Yeah, was just reading about it and it kind of sucks, since one of the main reasons I wanted to go Wayland was multi-monitor VRR and I can see it is also an issue without explicit sync :/

[-] arcidalex@lemmy.world 13 points 3 months ago* (last edited 3 months ago)

Yeah. I have a multi-monitor VRR setup as well and happened to have a 3090 and not being able to take advantage of Wayland really sucks. And its not like Xorg is any good in that department either so you’re just stuck between a rock and a hard place until explicit sync is in

Lets see what will happen first- me getting a 7900xtx or this protocol being merged

[-] GlowHuddy@lemmy.world 4 points 3 months ago

Now I'm actually considering that one as well.

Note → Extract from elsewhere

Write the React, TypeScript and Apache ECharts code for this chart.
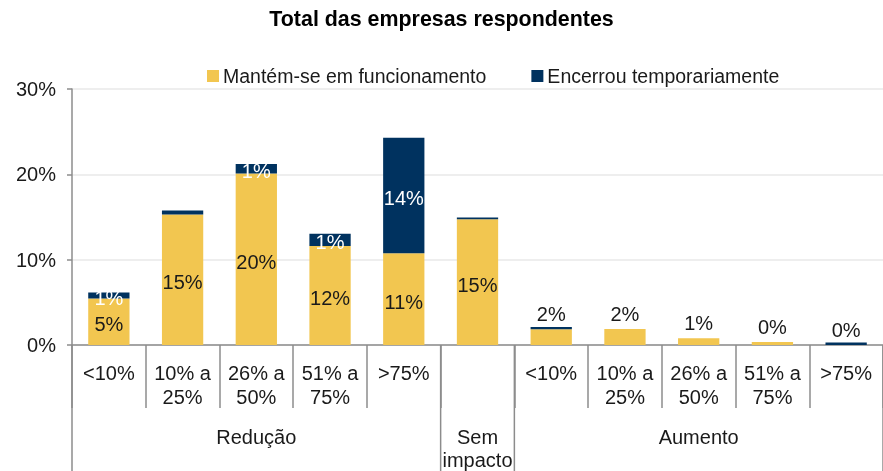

Or I'll wait a generation I guess, since maybe by then Radeon will at least be comparable to NVIDIA in terms of compute/ML.

Damn you NVIDIA

[-] filister@lemmy.world 2 points 3 months ago

Yes, I am pretty much in the same boat, running Linux as a daily driver and currently having an ancient AMD GPU and was thinking to buy NVIDIA for exactly ML but I really don't want to give them my money, as I dislike the company and their management but AMD is subpar in that department, so not much of a choice

[-] russjr08@bitforged.space 2 points 3 months ago

I haven't kept up with the explicit sync support since I eventually did migrate over to AMD in October after the 545 Nvidia driver came out and didn't impress me at all - however I did hear in passing that you can get the explicit sync patch already in some ways, just a quick search reveals that Arch has this in the AUR already as xorg-xwayland-explicit-sync-git and that Nobara might already have it (I can't find official confirmation on this).

I noticed there was also some debate as to whether you would need a patched version of the compositor as well - but someone claims that just the XWayland patch worked for them (links to Reddit, as a heads up).

So your mileage may vary and it might require a varying level of work depending on what distro you run, however it might be worth looking into a bit more.

[-] arcidalex@lemmy.world 1 points 3 months ago* (last edited 3 months ago)

The patches exist for Wayland/Xwayland but the Compositor itself has to be patched as well for it to completely work. KDE does not have its fix for explicit sync merged in yet so its not patched as of Plasma 6.0.1. It did make things slightly better but all it did was make the flickering less frequent, but its still there.

[-] russjr08@bitforged.space 1 points 3 months ago

I see, well hopefully it'll get merged in the various compositors soon then! Wayland was a non-starter for me with that issue, and is precisely what led me to AMD.